→ **INSTRUCTIONS FOR THE TASK**:
Copy out the lines that have "chart" in them.

--- start PROVIDED MATERIAL ---

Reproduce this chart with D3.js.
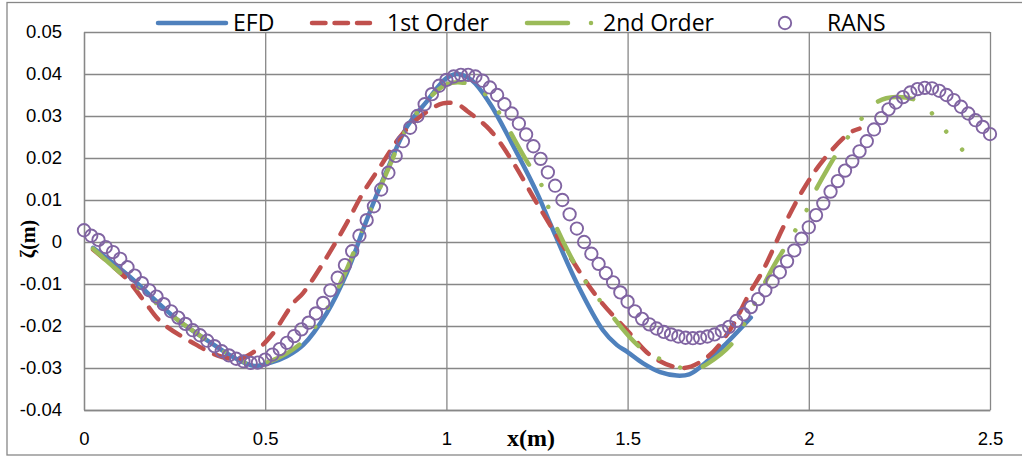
<!DOCTYPE html>
<html>
<head>
<meta charset="utf-8">
<script src="https://cdn.jsdelivr.net/npm/d3@7"></script>
<style>
body { margin: 0; background: #fff; }
svg { display: block; font-family: "Open Sans", sans-serif; }
.axis text { font-size: 18.5px; fill: #000; }
.axis line, .axis path { stroke: #878787; stroke-width: 1.3; }
</style>
</head>
<body>
<div id="chart"></div>
<script>
// series (x in m, zeta in m)
var efdX = [0.025, 0.12, 0.256, 0.35, 0.42, 0.47, 0.513, 0.56, 0.605, 0.67, 0.725, 0.78, 0.836, 0.891, 0.946, 1.0, 1.03, 1.07, 1.12, 1.18, 1.25, 1.286, 1.36, 1.432, 1.47, 1.5, 1.543, 1.59, 1.636, 1.67, 1.7, 1.774, 1.84];
var efdZ = [-0.0014, -0.0078, -0.0184, -0.0240, -0.0278, -0.0295, -0.0288, -0.0272, -0.0245, -0.0169, -0.0074, 0.0052, 0.0171, 0.0274, 0.0335, 0.0390, 0.0400, 0.0385, 0.0330, 0.0236, 0.0117, 0.0045, -0.0098, -0.0210, -0.0245, -0.0262, -0.0289, -0.0310, -0.0318, -0.0315, -0.0298, -0.0240, -0.0180];

var firstX = [0.025, 0.12, 0.168, 0.212, 0.3, 0.375, 0.43, 0.486, 0.522, 0.577, 0.605, 0.67, 0.725, 0.77, 0.817, 0.872, 0.927, 0.99, 1.03, 1.057, 1.12, 1.18, 1.25, 1.33, 1.415, 1.498, 1.57, 1.653, 1.72, 1.782, 1.837, 1.874, 1.93, 1.984, 2.04, 2.113, 2.14];
var firstZ = [-0.0018, -0.0090, -0.0143, -0.0190, -0.0240, -0.0272, -0.0278, -0.0250, -0.0217, -0.0146, -0.0121, -0.0036, 0.0045, 0.0117, 0.0179, 0.0250, 0.0298, 0.0330, 0.0328, 0.0312, 0.0267, 0.0195, 0.0092, -0.0020, -0.0130, -0.0210, -0.0274, -0.0300, -0.0274, -0.0210, -0.0121, -0.0067, 0.0036, 0.0124, 0.0195, 0.0260, 0.0270];

var secondX = [0.025, 0.113, 0.25, 0.35, 0.42, 0.47, 0.52, 0.6, 0.67, 0.725, 0.78, 0.84, 0.89, 0.95, 1.0, 1.04, 1.08, 1.12, 1.22, 1.26, 1.29, 1.369, 1.443, 1.534, 1.617, 1.68, 1.72, 1.79, 1.838, 1.9, 1.94, 1.99, 2.017, 2.047, 2.08, 2.147, 2.188, 2.24, 2.307, 2.38, 2.423];
var secondZ = [-0.0016, -0.0083, -0.0180, -0.0240, -0.0278, -0.0292, -0.0282, -0.0240, -0.0160, -0.0065, 0.0055, 0.0175, 0.0270, 0.0340, 0.0375, 0.0380, 0.0370, 0.0340, 0.0195, 0.0140, 0.0062, -0.0074, -0.0160, -0.0250, -0.0289, -0.0305, -0.0290, -0.0240, -0.0168, -0.0062, -0.0005, 0.0069, 0.0120, 0.0167, 0.0214, 0.0295, 0.0333, 0.0345, 0.0333, 0.0262, 0.0220];

var ransX = [0, 0.02, 0.04, 0.06, 0.08, 0.1, 0.12, 0.14, 0.16, 0.18, 0.2, 0.22, 0.24, 0.26, 0.28, 0.3, 0.32, 0.34, 0.36, 0.38, 0.4, 0.42, 0.44, 0.46, 0.48, 0.5, 0.52, 0.54, 0.56, 0.58, 0.6, 0.62, 0.64, 0.66, 0.68, 0.7, 0.72, 0.74, 0.76, 0.78, 0.8, 0.82, 0.84, 0.86, 0.88, 0.9, 0.92, 0.94, 0.96, 0.98, 1.0, 1.02, 1.04, 1.06, 1.08, 1.1, 1.12, 1.14, 1.16, 1.18, 1.2, 1.22, 1.24, 1.26, 1.28, 1.3, 1.32, 1.34, 1.36, 1.38, 1.4, 1.42, 1.44, 1.46, 1.48, 1.5, 1.52, 1.54, 1.56, 1.58, 1.6, 1.62, 1.64, 1.66, 1.68, 1.7, 1.72, 1.74, 1.76, 1.78, 1.8, 1.82, 1.84, 1.86, 1.88, 1.9, 1.92, 1.94, 1.96, 1.98, 2.0, 2.02, 2.04, 2.06, 2.08, 2.1, 2.12, 2.14, 2.16, 2.18, 2.2, 2.22, 2.24, 2.26, 2.28, 2.3, 2.32, 2.34, 2.36, 2.38, 2.4, 2.42, 2.44, 2.46, 2.48, 2.5];
var ransZ = [0.0028, 0.0015, 0.0005, -0.0012, -0.0024, -0.0040, -0.0060, -0.0080, -0.0098, -0.0115, -0.0130, -0.0148, -0.0165, -0.0180, -0.0195, -0.0210, -0.0222, -0.0235, -0.0248, -0.0260, -0.0270, -0.0278, -0.0284, -0.0288, -0.0287, -0.0280, -0.0268, -0.0255, -0.0240, -0.0224, -0.0208, -0.0192, -0.0170, -0.0145, -0.0115, -0.0085, -0.0055, -0.0022, 0.0015, 0.0052, 0.0085, 0.0125, 0.0165, 0.0205, 0.0240, 0.0272, 0.0300, 0.0328, 0.0352, 0.0372, 0.0386, 0.0394, 0.0398, 0.0398, 0.0394, 0.0384, 0.0368, 0.0350, 0.0328, 0.0306, 0.0282, 0.0256, 0.0228, 0.0198, 0.0166, 0.0134, 0.0100, 0.0066, 0.0032, 0.0000, -0.0028, -0.0052, -0.0074, -0.0096, -0.0120, -0.0142, -0.0165, -0.0183, -0.0196, -0.0206, -0.0214, -0.0220, -0.0225, -0.0228, -0.0229, -0.0228, -0.0225, -0.0220, -0.0212, -0.0202, -0.0188, -0.0172, -0.0155, -0.0136, -0.0115, -0.0094, -0.0072, -0.0046, -0.0020, 0.0008, 0.0035, 0.0064, 0.0092, 0.0120, 0.0145, 0.0170, 0.0192, 0.0216, 0.0240, 0.0268, 0.0295, 0.0316, 0.0332, 0.0345, 0.0356, 0.0364, 0.0367, 0.0366, 0.0360, 0.0350, 0.0338, 0.0322, 0.0306, 0.0290, 0.0274, 0.0257];

var xTicks = [0, 0.5, 1, 1.5, 2, 2.5],
    xLabels = ["0", "0.5", "1", "1.5", "2", "2.5"],
    yTicks = [-0.04, -0.03, -0.02, -0.01, 0, 0.01, 0.02, 0.03, 0.04, 0.05],
    yLabels = ["-0.04", "-0.03", "-0.02", "-0.01", "0", "0.01", "0.02", "0.03", "0.04", "0.05"],
    seriesNames = ["EFD", "1st Order", "2nd Order", "RANS"];

var colors = { efd: "#4f81bd", first: "#c0504d", second: "#9bbb59", rans: "#8064a2" };

var chart = {
    w: 1022,
    h: 457,
    left: 84, right: 990, top: 32, bottom: 410,
    svg: undefined,
    x: undefined,
    y: undefined,
    plot: function() {
        this.svg = d3.select("#chart").append("svg")
            .attr("width", this.w)
            .attr("height", this.h);

        // outer frame
        this.svg.append("rect")
            .attr("x", 7).attr("y", 2.5)
            .attr("width", 1030).attr("height", 452.5)
            .attr("fill", "none").attr("stroke", "#878787").attr("stroke-width", 1.3);

        this.x = d3.scaleLinear().domain([0, 2.5]).range([this.left, this.right]);
        this.y = d3.scaleLinear().domain([-0.04, 0.05]).range([this.bottom, this.top]);

        var xAxis = d3.axisBottom(this.x)
            .tickValues(xTicks)
            .tickFormat(function(d, i) { return xLabels[i]; })
            .tickSize(-(this.bottom - this.top))
            .tickSizeOuter(0)
            .tickPadding(22);
        this.svg.append("g")
            .attr("class", "axis")
            .attr("transform", "translate(0," + this.bottom + ")")
            .call(xAxis);

        var yAxis = d3.axisLeft(this.y)
            .tickValues(yTicks)
            .tickFormat(function(d, i) { return yLabels[i]; })
            .tickSize(-(this.right - this.left))
            .tickSizeOuter(0)
            .tickPadding(22);
        this.svg.append("g")
            .attr("class", "axis")
            .attr("transform", "translate(" + this.left + ",0)")
            .call(yAxis);

        // axis titles
        this.svg.append("text")
            .attr("x", 531).attr("y", 446)
            .attr("text-anchor", "middle")
            .style("font-family", "'Liberation Serif', 'Times New Roman', serif")
            .style("font-weight", "bold")
            .style("font-size", "24px")
            .text("x(m)");
        this.svg.append("text")
            .attr("transform", "translate(35,239) rotate(-90)")
            .attr("text-anchor", "middle")
            .style("font-family", "'Liberation Serif', 'Times New Roman', serif")
            .style("font-weight", "bold")
            .style("font-size", "20px")
            .text("ζ(m)");

        this.addLine(efdX, efdZ, colors.efd, null);
        this.addLine(firstX, firstZ, colors.first, "15,12");
        this.addLine(secondX, secondZ, colors.second, "36,24,0.01,23,0.01,24");
        this.addCircles(ransX, ransZ, colors.rans);
        this.legend();
    },
    addLine: function(xs, zs, color, dash) {
        var self = this;
        var line = d3.line()
            .x(function(d, i) { return self.x(xs[i]); })
            .y(function(d) { return self.y(d); })
            .curve(d3.curveCatmullRom.alpha(0.5));
        var p = this.svg.append("path")
            .datum(zs)
            .attr("d", line)
            .attr("fill", "none")
            .attr("stroke", color)
            .attr("stroke-width", 4.5)
            .attr("stroke-linecap", "round")
            .attr("stroke-linejoin", "round");
        if (dash) p.attr("stroke-dasharray", dash);
    },
    addCircles: function(xs, zs, color) {
        var self = this;
        this.svg.append("g").selectAll("circle")
            .data(zs)
            .enter()
            .append("circle")
            .attr("cx", function(d, i) { return self.x(xs[i]); })
            .attr("cy", function(d) { return self.y(d); })
            .attr("r", 6.2)
            .attr("fill", "none")
            .attr("stroke", color)
            .attr("stroke-width", 1.9);
    },
    legend: function() {
        var g = this.svg.append("g"),
            ly = 23;
        g.append("line").attr("x1", 158).attr("x2", 226).attr("y1", ly).attr("y2", ly)
            .attr("stroke", colors.efd).attr("stroke-width", 4.5).attr("stroke-linecap", "round");
        g.append("line").attr("x1", 312).attr("x2", 370).attr("y1", ly).attr("y2", ly)
            .attr("stroke", colors.first).attr("stroke-width", 4.5).attr("stroke-linecap", "round")
            .attr("stroke-dasharray", "13.5,9");
        g.append("line").attr("x1", 527).attr("x2", 592).attr("y1", ly).attr("y2", ly)
            .attr("stroke", colors.second).attr("stroke-width", 4.5).attr("stroke-linecap", "round")
            .attr("stroke-dasharray", "41,23,0.01,100");
        g.append("circle").attr("cx", 785).attr("cy", ly).attr("r", 6.2)
            .attr("fill", "none").attr("stroke", colors.rans).attr("stroke-width", 1.9);
        var textX = [233, 387, 603, 827];
        g.selectAll("text")
            .data(seriesNames)
            .enter()
            .append("text")
            .attr("x", function(d, i) { return textX[i]; })
            .attr("y", ly + 8)
            .style("font-size", "23px")
            .text(function(d) { return d; });
    }
};

chart.plot();
</script>
</body>
</html>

--- end PROVIDED MATERIAL ---

→ **REPLY TO THE EXERCISE**:
Reproduce this chart with D3.js.
<div id="chart"></div>
var chart = {
        this.svg = d3.select("#chart").append("svg")
chart.plot();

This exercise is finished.